On Sept. 6, Vos told conservative radio host Dan O’Donnell he’s not “predicting we’re going to impeach because I don’t know that we will.”

“But I do think that the idea that somebody is going to blatantly break the rules and then have no consequence, you know, the Constitution really only allows for a few remedies if somebody makes a big mistake like this,” Vos said.

Vos said he’s an “eternal optimist” and expects Protasiewicz to recuse herself from the case. If she does, that would leave the court with three conservative justices and three liberals deciding the redistricting cases. He noted conservative Justice Brian Hagedorn sided with liberals on accepting Democratic Gov. Tony Evers’ proposed voting maps in 2022.

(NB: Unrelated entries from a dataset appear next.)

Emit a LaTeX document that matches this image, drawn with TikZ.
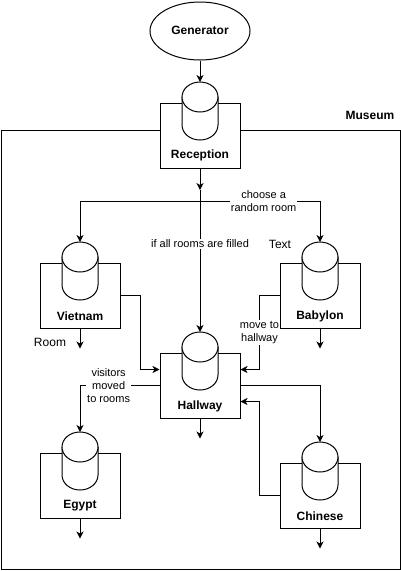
\documentclass[tikz,border=0pt]{standalone}
\usepackage{fontspec}
\setmainfont{Liberation Sans}
\usetikzlibrary{shapes.geometric,arrows.meta}
\begin{document}
\begin{tikzpicture}[
    x=1pt, y=-1pt,
    line width=1pt,
    room/.style={
      rectangle,
      draw,
      fill=white,
      minimum width=80pt,
      minimum height=65pt,
      inner sep=0pt
    },
    drum/.pic={
      \filldraw[fill=white] (-18,-14) -- (-18,14)
        arc[start angle=180, end angle=360, x radius=18pt, y radius=15pt]
        -- (18,-14) -- cycle;
      \filldraw[fill=white] (0,-14) ellipse[x radius=18pt, y radius=15pt];
      \coordinate (-top) at (0,-29);
    },
    roomname/.style={font=\fontsize{12}{14}\selectfont\bfseries},
    plain/.style={font=\fontsize{12}{14}\selectfont},
    edgelabel/.style={
      font=\fontsize{11}{13}\selectfont,
      fill=white,
      align=center,
      inner sep=1pt
    },
    flow/.style={-{Stealth[length=7pt,width=7pt,inset=2pt]}}]

    \useasboundingbox (0,0) rectangle (401,571);

    % museum frame
    \draw (1,130) node[anchor=north west, minimum width=399pt, minimum height=439pt, draw, inner sep=0pt] (M) {};
    \node[roomname] (Mname) at (370,115) {Museum};

    % generator
    \draw (200,31) node[ellipse, draw, fill=white, minimum width=100pt, minimum height=58pt] (G) {};
    \node[roomname] (Gname) at (200,30) {Generator};

    % rooms
    \draw (200,135.5) node[room] (R) {};
    \pic (Rc) at (200,111) {drum};
    \node[roomname] (Rname) at (200,155) {Reception};

    \draw (80,295.5) node[room] (V) {};
    \pic (Vc) at (80,271) {drum};
    \node[roomname] (Vname) at (80,316) {Vietnam};

    \draw (320,295.5) node[room] (B) {};
    \pic (Bc) at (320,271) {drum};
    \node[roomname] (Bname) at (320,316) {Babylon};

    \draw (200,385.5) node[room] (H) {};
    \pic (Hc) at (200,361) {drum};
    \node[roomname] (Hname) at (200,406) {Hallway};

    \draw (80,485.5) node[room] (E) {};
    \pic (Ec) at (80,461) {drum};
    \node[roomname] (Ename) at (80,506) {Egypt};

    \draw (320,495.5) node[room] (C) {};
    \pic (Cc) at (320,471) {drum};
    \node[roomname] (Cname) at (320,516) {Chinese};

    % loose texts
    \node[plain] (T) at (280,244) {Text};
    \node[plain] (Rm) at (50,342) {Room};

    % lines
    \coordinate (split) at (200,190);
    \coordinate (fork) at (200,201);
    \draw[flow] (G.south) -- (Rc-top);
    \draw[flow] (R.south) -- (split);
    \draw[flow] (split) -- (Hc-top) node[edgelabel, pos=0.38] {if all rooms are filled};
    \draw[flow] (fork) -| (Vc-top);
    \draw[flow] (fork) -| (Bc-top) node[edgelabel, pos=0.265] {choose a\\random room};
    \draw[flow] (V.east) -- ++(20,0) |- ([yshift=16pt]H.west);
    \draw[flow] (B.west) -- ++(-20,0) |- ([yshift=16pt]H.east) node[edgelabel, pos=0.25] {move to\\hallway};
    \draw[flow] (C.west) -- ++(-20,0) |- ([yshift=-16pt]H.east);
    \draw[flow] (H.east) -| (Cc-top);
    \draw[flow] (H.west) -| (Ec-top) node[edgelabel, pos=0.32] {visitors\\moved\\to rooms};
    \foreach \r in {V,B,H,E,C} {
      \coordinate (\r out) at ([yshift=-20pt]\r.south);
      \draw[flow] (\r.south) -- (\r out);
    }
  \end{tikzpicture}
\end{document}
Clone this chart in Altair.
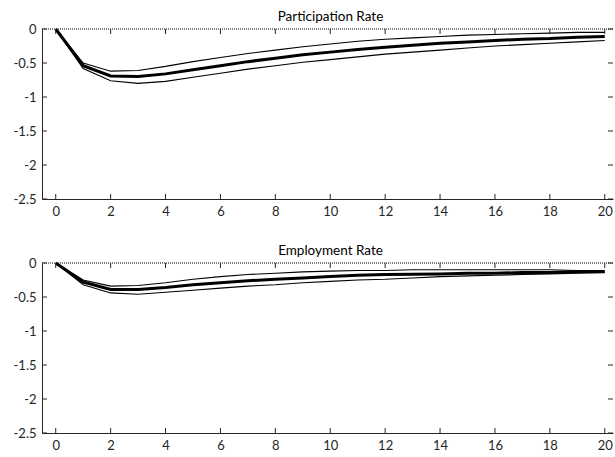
import altair as alt
import pandas as pd

steps = list(range(21))

part_mid = [0, -0.54, -0.69, -0.70, -0.66, -0.60, -0.54, -0.48, -0.43, -0.38, -0.34,
            -0.30, -0.27, -0.24, -0.21, -0.19, -0.17, -0.15, -0.14, -0.12, -0.11]
part_up = [0, -0.50, -0.62, -0.61, -0.55, -0.48, -0.42, -0.36, -0.31, -0.26, -0.22,
           -0.18, -0.15, -0.13, -0.11, -0.09, -0.08, -0.07, -0.06, -0.05, -0.05]
part_lo = [0, -0.58, -0.76, -0.80, -0.77, -0.71, -0.65, -0.59, -0.54, -0.49, -0.45,
           -0.41, -0.37, -0.34, -0.31, -0.28, -0.25, -0.23, -0.21, -0.19, -0.17]

emp_mid = [0, -0.28, -0.39, -0.39, -0.36, -0.32, -0.29, -0.26, -0.24, -0.22, -0.20,
           -0.18, -0.17, -0.165, -0.16, -0.15, -0.15, -0.14, -0.14, -0.13, -0.13]
emp_up = [0, -0.25, -0.34, -0.33, -0.29, -0.24, -0.20, -0.17, -0.15, -0.13, -0.12,
          -0.11, -0.11, -0.10, -0.10, -0.10, -0.10, -0.10, -0.10, -0.11, -0.11]
emp_lo = [0, -0.32, -0.44, -0.46, -0.43, -0.40, -0.37, -0.34, -0.32, -0.29, -0.27,
          -0.25, -0.24, -0.22, -0.20, -0.19, -0.18, -0.17, -0.16, -0.15, -0.14]

x_ticks = [0, 2, 4, 6, 8, 10, 12, 14, 16, 18, 20]
y_ticks = [0, -0.5, -1, -1.5, -2, -2.5]

titles = ["Participation Rate", "Employment Rate"]

W, H = 571, 170
TL = 5
FRAME = "#262626"
FONT = "Lato"

xscale = alt.Scale(domain=[-0.5, 20.3], nice=False, zero=False)
yscale = alt.Scale(domain=[-2.5, 0], nice=False, zero=False)

xax = alt.Axis(values=x_ticks, ticks=False, grid=False, title=None, domainColor=FRAME,
               labelFont=FONT, labelFontSize=13, labelColor=FRAME, labelPadding=6,
               labelFlush=False, labelOverlap=False, format="~g")
yax = alt.Axis(values=y_ticks, ticks=False, grid=False, title=None, domainColor=FRAME,
               labelFont=FONT, labelFontSize=13, labelColor=FRAME, labelPadding=6,
               labelFlush=False, labelOverlap=False,
               labelExpr="datum.value == 0 ? '0' : '-' + format(abs(datum.value), '~g')")


def X(f):
    return alt.X(f, scale=xscale, axis=xax)


def Y(f):
    return alt.Y(f, scale=yscale, axis=yax)


def panel(title, mid, up, lo):
    df = pd.DataFrame({"step": steps, "mid": mid, "up": up, "lo": lo})
    xt = pd.DataFrame({"t": x_ticks})
    yt = pd.DataFrame({"t": y_ticks})

    base = alt.Chart(df)
    up_line = base.mark_line(color="black", strokeWidth=1.1).encode(x=X("step:Q"), y=Y("up:Q"))
    lo_line = base.mark_line(color="black", strokeWidth=1.1).encode(x=X("step:Q"), y=Y("lo:Q"))
    mid_line = base.mark_line(color="black", strokeWidth=3).encode(x=X("step:Q"), y=Y("mid:Q"))

    zero = alt.Chart(pd.DataFrame({"z": [0]})).mark_rule(
        color="black", strokeDash=[1, 1], strokeWidth=1).encode(y=Y("z:Q"))

    bt = alt.Chart(xt).mark_rule(color=FRAME, strokeWidth=1).encode(
        x=X("t:Q"), y=alt.value(H), y2=alt.value(H - TL))
    tt = alt.Chart(xt).mark_rule(color=FRAME, strokeWidth=1).encode(
        x=X("t:Q"), y=alt.value(0), y2=alt.value(TL))
    lt = alt.Chart(yt).mark_rule(color=FRAME, strokeWidth=1).encode(
        y=Y("t:Q"), x=alt.value(0), x2=alt.value(TL))
    rt = alt.Chart(yt).mark_rule(color=FRAME, strokeWidth=1).encode(
        y=Y("t:Q"), x=alt.value(W), x2=alt.value(W - TL))

    return alt.layer(up_line, lo_line, mid_line, zero, bt, tt, lt, rt).properties(
        width=W, height=H,
        title=alt.TitleParams(title, font=FONT, fontSize=13.5, fontWeight="normal",
                              color="black", anchor="middle", dx=3, offset=0),
    )


chart = alt.vconcat(
    panel(titles[0], part_mid, part_up, part_lo),
    panel(titles[1], emp_mid, emp_up, emp_lo),
    spacing=25,
).properties(
    padding={"left": 13, "top": 9, "right": 0, "bottom": 0},
    background="white",
).configure_view(stroke=None)

chart.save("out.html", embed_options={"renderer": "svg", "actions": False})
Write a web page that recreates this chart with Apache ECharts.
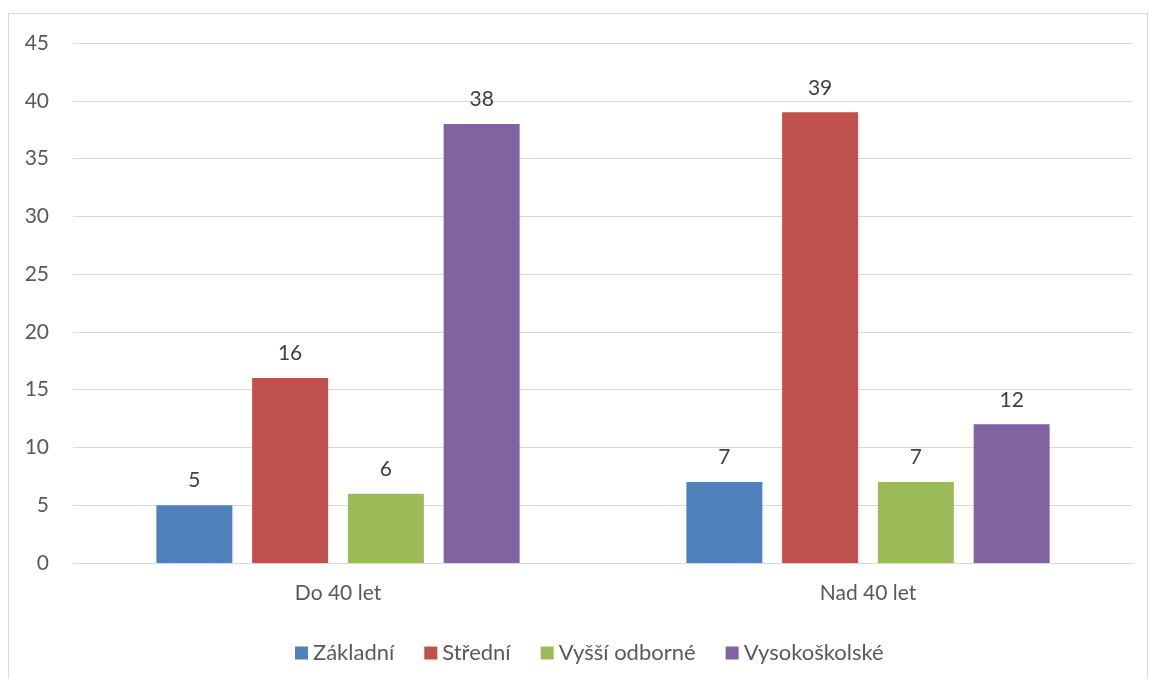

“She could easily recuse, keep her honor and integrity, still give the Democrats a darn good chance to win the case, which I don’t like,” Vos said. “But the reality is the reality. And then we move forward from there. The difference is having to have somebody who doesn’t care about their oath. I just don’t believe that’s where a new justice is.”

O’Donnell himself has questioned whether impeaching Protasiewicz would be the right move.

“Should Republicans move forward with impeachment, it would likely be unsupported by the Wisconsin Constitution, but America is now a post-constitutional state in which political power is the only governing authority,” O’Donnell wrote Sept. 6.

He said the decision will be up to Assembly Republicans and “The rest of the state can only hope it’s the correct one.”